AIM OF THE EXERCISE. Omit all images, then return the remaining material exactly as it stands.

MATERIAL.

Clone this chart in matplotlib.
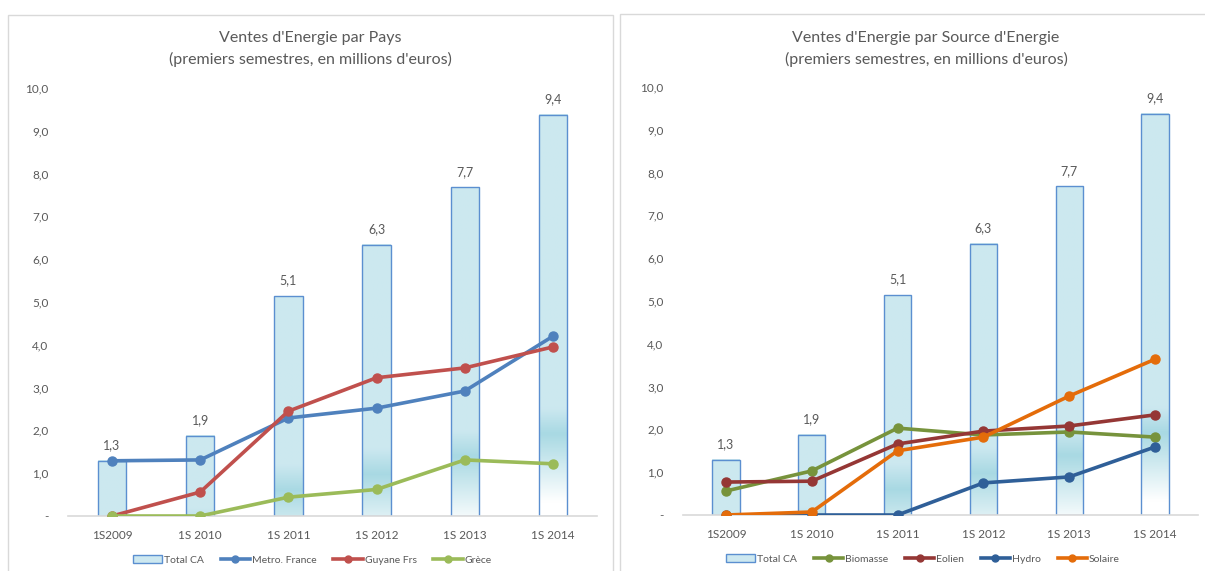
import numpy as np
import matplotlib.pyplot as plt
from matplotlib.patches import Rectangle
from matplotlib.lines import Line2D
from matplotlib.patches import Patch

plt.rcParams['font.family'] = ['Lato', 'DejaVu Sans']

# --- données ---
semestres = ['1S2009', '1S 2010', '1S 2011', '1S 2012', '1S 2013', '1S 2014']
total_ca = [1.29, 1.88, 5.14, 6.34, 7.68, 9.37]

# par pays
metro_france = [1.29, 1.31, 2.29, 2.52, 2.92, 4.20]
guyane_frs = [0.00, 0.56, 2.45, 3.23, 3.46, 3.95]
grece = [0.00, 0.00, 0.44, 0.62, 1.31, 1.22]

# par source d'énergie
biomasse = [0.56, 1.03, 2.03, 1.87, 1.94, 1.82]
eolien = [0.77, 0.79, 1.66, 1.96, 2.08, 2.34]
hydro = [0.00, 0.00, 0.00, 0.75, 0.89, 1.59]
solaire = [0.00, 0.07, 1.50, 1.82, 2.78, 3.64]

gris_texte = '#595959'
bleu_clair = np.array([0.80, 0.91, 0.94])
bleu_fonce = np.array([0.66, 0.85, 0.89])
blanc = np.array([1.0, 1.0, 1.0])


def barre_degrade(ax, x, h, w=0.32):
    # dégradé vertical façon Excel: bande plus foncée vers le bas, blanc au pied
    n = 200
    ys = np.linspace(0, h, n)
    b = 0.31 * h - 1.0
    cols = np.zeros((n, 3))
    for i, y in enumerate(ys):
        if y >= b:
            t = min((y - b) / 0.6, 1.0)
            cols[i] = bleu_fonce * (1 - t) + bleu_clair * t
        else:
            t = min((b - y) / 1.6, 1.0)
            cols[i] = bleu_fonce * (1 - t) + blanc * t
    img = cols[:, None, :]
    ax.imshow(img, extent=(x - w / 2, x + w / 2, 0, h), origin='lower',
              aspect='auto', zorder=1, interpolation='bilinear')
    ax.add_patch(Rectangle((x - w / 2, 0), w, h, facecolor='none',
                           edgecolor='#5b8fd0', lw=1.0, zorder=2))


def graphique(ax, titre, series, x_titre, x_legende):
    x = np.arange(len(semestres))
    for i, h in enumerate(total_ca):
        barre_degrade(ax, x[i], h)
        ax.text(x[i], h + 0.22, f'{h:.1f}'.replace('.', ','), ha='center',
                va='bottom', fontsize=9, color=gris_texte)
    handles = [Patch(facecolor='#cde8f0', edgecolor='#5b8fd0', label='Total CA')]
    for nom, vals, coul in series:
        ax.plot(x, vals, color=coul, lw=2.6, marker='o', ms=6.5, zorder=3)
        handles.append(Line2D([0], [0], color=coul, lw=2.6, marker='o', ms=5, label=nom))
    ax.set_xlim(-0.5, len(semestres) - 0.5)
    ax.set_ylim(0, 10)
    ax.set_xticks(x)
    ax.set_xticklabels(semestres)
    ax.set_yticks(np.arange(0, 11))
    ax.set_yticklabels(['-'] + [f'{v},0' for v in range(1, 11)])
    ax.tick_params(length=0, labelsize=8.5, colors=gris_texte, pad=10)
    ax.tick_params(axis='y', pad=14)
    for s in ['top', 'right', 'left']:
        ax.spines[s].set_visible(False)
    ax.spines['bottom'].set_color('#d9d9d9')
    ax.spines['bottom'].set_linewidth(1.2)
    fig.text(x_titre, 0.945, titre, ha='center', va='top', fontsize=11.5,
             color=gris_texte, linespacing=1.55)
    leg = ax.legend(handles=handles, loc='center', bbox_to_anchor=(x_legende, -0.103),
                    ncol=len(handles), frameon=False, fontsize=7.5, handlelength=2.8,
                    handleheight=0.8, handletextpad=0.2, columnspacing=1.6)
    for t in leg.get_texts():
        t.set_color(gris_texte)
    return leg


fig = plt.figure(figsize=(12.05, 5.71), dpi=100)

# cadres des deux graphiques
fig.patches.append(Rectangle((8 / 1205, -0.05), (613 - 8) / 1205, 1.05 - 15 / 571,
                             transform=fig.transFigure, facecolor='none',
                             edgecolor='#d9d9d9', lw=1.0))
fig.patches.append(Rectangle((620 / 1205, -0.05), 0.6, 1.05 - 14 / 571,
                             transform=fig.transFigure, facecolor='none',
                             edgecolor='#d9d9d9', lw=1.0))

ax1 = fig.add_axes([68 / 1205, 55 / 571, (597 - 68) / 1205, (483 - 55) / 571])
graphique(ax1, "Ventes d'Energie par Pays\n(premiers semestres, en millions d'euros)",
          [('Metro. France', metro_france, '#4f81bd'),
           ('Guyane Frs', guyane_frs, '#c0504d'),
           ('Grèce', grece, '#9bbb59')], 310 / 1205, 0.462)

ax2 = fig.add_axes([683 / 1205, 56 / 571, (1198 - 683) / 1205, (484 - 56) / 571])
graphique(ax2, "Ventes d'Energie par Source d'Energie\n(premiers semestres, en millions d'euros)",
          [('Biomasse', biomasse, '#77933c'),
           ('Eolien', eolien, '#953735'),
           ('Hydro', hydro, '#2f5f98'),
           ('Solaire', solaire, '#e46c0a')], 926 / 1205, 0.466)

fig.savefig('out.png', dpi=100)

TASK SOLUTION.
Clone this chart in matplotlib.
import numpy as np
import matplotlib.pyplot as plt
from matplotlib.patches import Rectangle
from matplotlib.lines import Line2D
from matplotlib.patches import Patch

plt.rcParams['font.family'] = ['Lato', 'DejaVu Sans']

# --- données ---
semestres = ['1S2009', '1S 2010', '1S 2011', '1S 2012', '1S 2013', '1S 2014']
total_ca = [1.29, 1.88, 5.14, 6.34, 7.68, 9.37]

# par pays
metro_france = [1.29, 1.31, 2.29, 2.52, 2.92, 4.20]
guyane_frs = [0.00, 0.56, 2.45, 3.23, 3.46, 3.95]
grece = [0.00, 0.00, 0.44, 0.62, 1.31, 1.22]

# par source d'énergie
biomasse = [0.56, 1.03, 2.03, 1.87, 1.94, 1.82]
eolien = [0.77, 0.79, 1.66, 1.96, 2.08, 2.34]
hydro = [0.00, 0.00, 0.00, 0.75, 0.89, 1.59]
solaire = [0.00, 0.07, 1.50, 1.82, 2.78, 3.64]

gris_texte = '#595959'
bleu_clair = np.array([0.80, 0.91, 0.94])
bleu_fonce = np.array([0.66, 0.85, 0.89])
blanc = np.array([1.0, 1.0, 1.0])


def barre_degrade(ax, x, h, w=0.32):
    # dégradé vertical façon Excel: bande plus foncée vers le bas, blanc au pied
    n = 200
    ys = np.linspace(0, h, n)
    b = 0.31 * h - 1.0
    cols = np.zeros((n, 3))
    for i, y in enumerate(ys):
        if y >= b:
            t = min((y - b) / 0.6, 1.0)
            cols[i] = bleu_fonce * (1 - t) + bleu_clair * t
        else:
            t = min((b - y) / 1.6, 1.0)
            cols[i] = bleu_fonce * (1 - t) + blanc * t
    img = cols[:, None, :]
    ax.imshow(img, extent=(x - w / 2, x + w / 2, 0, h), origin='lower',
              aspect='auto', zorder=1, interpolation='bilinear')
    ax.add_patch(Rectangle((x - w / 2, 0), w, h, facecolor='none',
                           edgecolor='#5b8fd0', lw=1.0, zorder=2))


def graphique(ax, titre, series, x_titre, x_legende):
    x = np.arange(len(semestres))
    for i, h in enumerate(total_ca):
        barre_degrade(ax, x[i], h)
        ax.text(x[i], h + 0.22, f'{h:.1f}'.replace('.', ','), ha='center',
                va='bottom', fontsize=9, color=gris_texte)
    handles = [Patch(facecolor='#cde8f0', edgecolor='#5b8fd0', label='Total CA')]
    for nom, vals, coul in series:
        ax.plot(x, vals, color=coul, lw=2.6, marker='o', ms=6.5, zorder=3)
        handles.append(Line2D([0], [0], color=coul, lw=2.6, marker='o', ms=5, label=nom))
    ax.set_xlim(-0.5, len(semestres) - 0.5)
    ax.set_ylim(0, 10)
    ax.set_xticks(x)
    ax.set_xticklabels(semestres)
    ax.set_yticks(np.arange(0, 11))
    ax.set_yticklabels(['-'] + [f'{v},0' for v in range(1, 11)])
    ax.tick_params(length=0, labelsize=8.5, colors=gris_texte, pad=10)
    ax.tick_params(axis='y', pad=14)
    for s in ['top', 'right', 'left']:
        ax.spines[s].set_visible(False)
    ax.spines['bottom'].set_color('#d9d9d9')
    ax.spines['bottom'].set_linewidth(1.2)
    fig.text(x_titre, 0.945, titre, ha='center', va='top', fontsize=11.5,
             color=gris_texte, linespacing=1.55)
    leg = ax.legend(handles=handles, loc='center', bbox_to_anchor=(x_legende, -0.103),
                    ncol=len(handles), frameon=False, fontsize=7.5, handlelength=2.8,
                    handleheight=0.8, handletextpad=0.2, columnspacing=1.6)
    for t in leg.get_texts():
        t.set_color(gris_texte)
    return leg


fig = plt.figure(figsize=(12.05, 5.71), dpi=100)

# cadres des deux graphiques
fig.patches.append(Rectangle((8 / 1205, -0.05), (613 - 8) / 1205, 1.05 - 15 / 571,
                             transform=fig.transFigure, facecolor='none',
                             edgecolor='#d9d9d9', lw=1.0))
fig.patches.append(Rectangle((620 / 1205, -0.05), 0.6, 1.05 - 14 / 571,
                             transform=fig.transFigure, facecolor='none',
                             edgecolor='#d9d9d9', lw=1.0))

ax1 = fig.add_axes([68 / 1205, 55 / 571, (597 - 68) / 1205, (483 - 55) / 571])
graphique(ax1, "Ventes d'Energie par Pays\n(premiers semestres, en millions d'euros)",
          [('Metro. France', metro_france, '#4f81bd'),
           ('Guyane Frs', guyane_frs, '#c0504d'),
           ('Grèce', grece, '#9bbb59')], 310 / 1205, 0.462)

ax2 = fig.add_axes([683 / 1205, 56 / 571, (1198 - 683) / 1205, (484 - 56) / 571])
graphique(ax2, "Ventes d'Energie par Source d'Energie\n(premiers semestres, en millions d'euros)",
          [('Biomasse', biomasse, '#77933c'),
           ('Eolien', eolien, '#953735'),
           ('Hydro', hydro, '#2f5f98'),
           ('Solaire', solaire, '#e46c0a')], 926 / 1205, 0.466)

fig.savefig('out.png', dpi=100)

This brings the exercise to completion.